Give the count of lines in the data that include the string "this", with no added remarks.

+++

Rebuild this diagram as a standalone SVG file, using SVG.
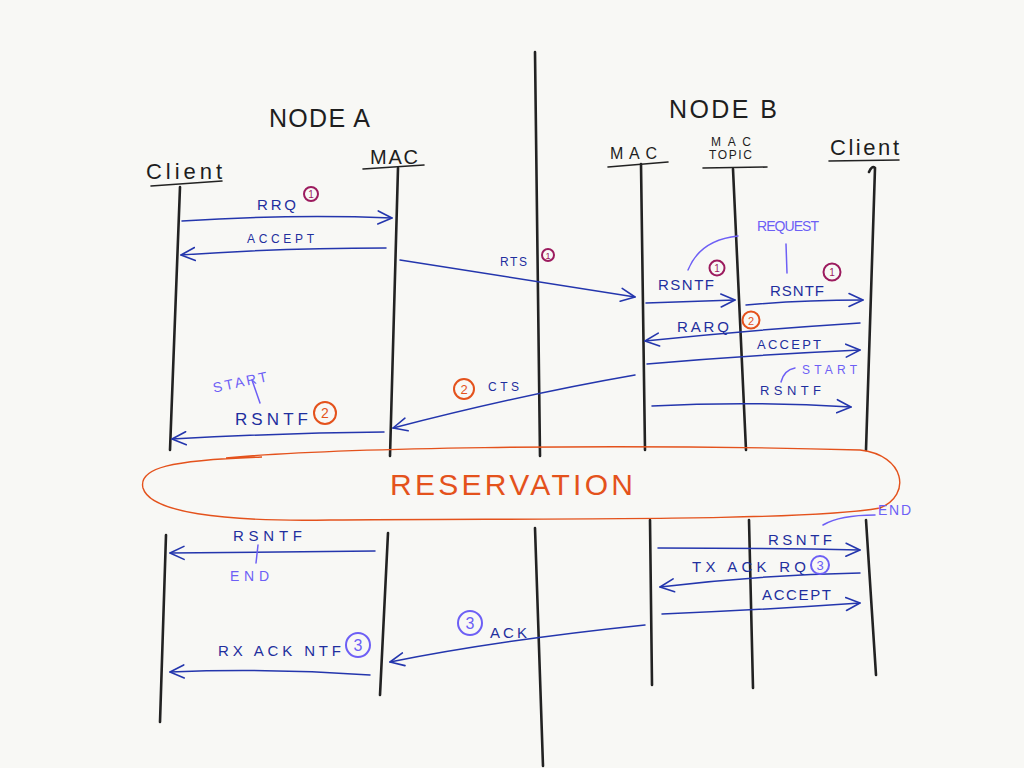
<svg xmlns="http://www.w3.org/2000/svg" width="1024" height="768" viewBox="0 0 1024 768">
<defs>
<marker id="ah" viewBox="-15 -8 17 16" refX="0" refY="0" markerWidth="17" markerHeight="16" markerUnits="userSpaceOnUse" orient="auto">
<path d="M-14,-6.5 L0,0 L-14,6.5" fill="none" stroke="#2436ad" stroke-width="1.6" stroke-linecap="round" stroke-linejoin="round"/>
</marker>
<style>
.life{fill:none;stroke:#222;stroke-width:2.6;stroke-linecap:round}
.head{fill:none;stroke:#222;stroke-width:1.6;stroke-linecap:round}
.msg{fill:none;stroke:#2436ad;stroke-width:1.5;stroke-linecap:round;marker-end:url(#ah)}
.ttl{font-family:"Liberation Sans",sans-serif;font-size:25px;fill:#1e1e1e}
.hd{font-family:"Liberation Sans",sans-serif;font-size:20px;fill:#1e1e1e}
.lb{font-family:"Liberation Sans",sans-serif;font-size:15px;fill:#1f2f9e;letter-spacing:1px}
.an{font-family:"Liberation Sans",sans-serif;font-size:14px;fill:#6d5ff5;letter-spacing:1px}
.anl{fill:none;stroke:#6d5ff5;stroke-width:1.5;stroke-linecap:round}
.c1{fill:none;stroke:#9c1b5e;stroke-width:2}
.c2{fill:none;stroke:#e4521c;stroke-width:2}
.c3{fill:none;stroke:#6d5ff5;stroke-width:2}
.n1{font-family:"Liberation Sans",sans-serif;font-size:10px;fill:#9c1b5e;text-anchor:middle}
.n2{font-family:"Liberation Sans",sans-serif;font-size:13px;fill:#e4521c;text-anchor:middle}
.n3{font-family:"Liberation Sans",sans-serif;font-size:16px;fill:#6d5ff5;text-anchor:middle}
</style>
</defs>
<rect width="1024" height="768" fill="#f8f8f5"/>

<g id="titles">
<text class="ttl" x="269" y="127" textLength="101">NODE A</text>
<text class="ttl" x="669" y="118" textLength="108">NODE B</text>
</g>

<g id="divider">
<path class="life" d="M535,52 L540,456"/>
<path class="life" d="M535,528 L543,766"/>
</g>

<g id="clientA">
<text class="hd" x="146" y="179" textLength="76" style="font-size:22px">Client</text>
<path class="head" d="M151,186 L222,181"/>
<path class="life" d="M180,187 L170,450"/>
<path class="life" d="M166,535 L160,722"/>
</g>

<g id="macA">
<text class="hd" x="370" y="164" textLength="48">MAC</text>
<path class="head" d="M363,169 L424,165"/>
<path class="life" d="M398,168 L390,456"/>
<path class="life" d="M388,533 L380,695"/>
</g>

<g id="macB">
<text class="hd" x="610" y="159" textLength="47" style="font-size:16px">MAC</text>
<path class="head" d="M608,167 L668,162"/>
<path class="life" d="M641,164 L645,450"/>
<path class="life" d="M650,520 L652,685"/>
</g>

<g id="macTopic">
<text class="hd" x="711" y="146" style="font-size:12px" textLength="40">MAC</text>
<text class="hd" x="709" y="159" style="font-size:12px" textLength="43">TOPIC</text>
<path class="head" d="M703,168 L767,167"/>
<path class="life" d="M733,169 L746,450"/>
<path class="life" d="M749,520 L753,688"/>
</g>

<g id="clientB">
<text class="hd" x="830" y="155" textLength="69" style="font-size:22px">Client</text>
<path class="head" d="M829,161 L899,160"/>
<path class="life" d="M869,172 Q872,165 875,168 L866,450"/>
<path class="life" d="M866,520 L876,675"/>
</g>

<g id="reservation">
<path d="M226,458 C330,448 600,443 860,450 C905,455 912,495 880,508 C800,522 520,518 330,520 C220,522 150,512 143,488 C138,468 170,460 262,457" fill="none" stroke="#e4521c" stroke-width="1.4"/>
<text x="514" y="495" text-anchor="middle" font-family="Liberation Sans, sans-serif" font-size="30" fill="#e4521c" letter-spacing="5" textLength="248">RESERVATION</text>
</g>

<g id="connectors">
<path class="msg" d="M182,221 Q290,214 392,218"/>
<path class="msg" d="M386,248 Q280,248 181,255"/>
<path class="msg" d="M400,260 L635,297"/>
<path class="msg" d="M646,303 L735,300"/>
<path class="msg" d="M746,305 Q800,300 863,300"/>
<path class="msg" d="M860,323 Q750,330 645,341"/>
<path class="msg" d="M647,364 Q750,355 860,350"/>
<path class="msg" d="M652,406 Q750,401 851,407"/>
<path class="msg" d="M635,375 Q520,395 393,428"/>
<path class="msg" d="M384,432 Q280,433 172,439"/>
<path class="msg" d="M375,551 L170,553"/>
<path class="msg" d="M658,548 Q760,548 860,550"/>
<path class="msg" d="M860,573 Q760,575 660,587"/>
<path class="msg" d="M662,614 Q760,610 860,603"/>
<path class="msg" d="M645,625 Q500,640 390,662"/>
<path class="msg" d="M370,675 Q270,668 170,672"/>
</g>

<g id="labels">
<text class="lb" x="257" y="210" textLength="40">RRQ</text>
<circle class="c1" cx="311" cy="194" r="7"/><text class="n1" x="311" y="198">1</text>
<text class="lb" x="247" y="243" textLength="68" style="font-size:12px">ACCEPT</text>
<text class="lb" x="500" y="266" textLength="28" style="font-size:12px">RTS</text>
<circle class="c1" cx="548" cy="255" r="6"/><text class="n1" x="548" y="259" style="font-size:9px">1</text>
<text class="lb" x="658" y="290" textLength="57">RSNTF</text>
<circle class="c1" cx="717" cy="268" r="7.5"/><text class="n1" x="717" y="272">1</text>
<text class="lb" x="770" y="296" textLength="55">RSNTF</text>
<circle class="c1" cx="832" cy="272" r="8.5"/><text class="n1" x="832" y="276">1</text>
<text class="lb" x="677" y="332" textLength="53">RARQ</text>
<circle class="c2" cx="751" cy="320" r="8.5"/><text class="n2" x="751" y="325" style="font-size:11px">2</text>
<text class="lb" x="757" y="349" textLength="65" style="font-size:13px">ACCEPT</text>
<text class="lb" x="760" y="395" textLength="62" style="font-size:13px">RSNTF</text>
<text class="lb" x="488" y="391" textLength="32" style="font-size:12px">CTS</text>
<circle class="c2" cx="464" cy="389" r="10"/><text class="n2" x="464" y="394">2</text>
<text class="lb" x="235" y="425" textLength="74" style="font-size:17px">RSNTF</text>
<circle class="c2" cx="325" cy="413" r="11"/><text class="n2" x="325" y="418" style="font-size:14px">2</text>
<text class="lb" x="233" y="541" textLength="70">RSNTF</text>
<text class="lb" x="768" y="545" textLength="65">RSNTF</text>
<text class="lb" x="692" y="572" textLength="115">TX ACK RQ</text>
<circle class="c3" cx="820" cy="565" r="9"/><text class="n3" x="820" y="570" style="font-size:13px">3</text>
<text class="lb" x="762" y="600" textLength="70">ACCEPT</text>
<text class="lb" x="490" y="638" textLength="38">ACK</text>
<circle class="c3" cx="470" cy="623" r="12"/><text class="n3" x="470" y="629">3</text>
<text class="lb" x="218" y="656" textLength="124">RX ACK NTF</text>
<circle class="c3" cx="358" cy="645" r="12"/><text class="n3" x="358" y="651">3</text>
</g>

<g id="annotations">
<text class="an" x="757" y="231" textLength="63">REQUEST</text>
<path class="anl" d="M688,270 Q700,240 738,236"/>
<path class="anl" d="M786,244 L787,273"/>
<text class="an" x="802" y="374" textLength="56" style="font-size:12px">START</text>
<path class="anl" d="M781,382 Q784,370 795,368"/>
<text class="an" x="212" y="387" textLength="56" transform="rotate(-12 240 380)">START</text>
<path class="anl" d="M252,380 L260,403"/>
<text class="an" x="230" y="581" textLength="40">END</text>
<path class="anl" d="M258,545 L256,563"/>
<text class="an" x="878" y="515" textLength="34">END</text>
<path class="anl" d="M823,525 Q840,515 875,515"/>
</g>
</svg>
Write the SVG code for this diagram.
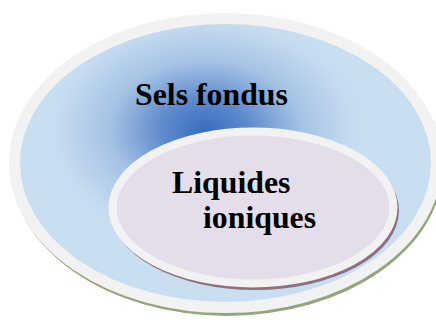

+++

* _Exercise answer_:
2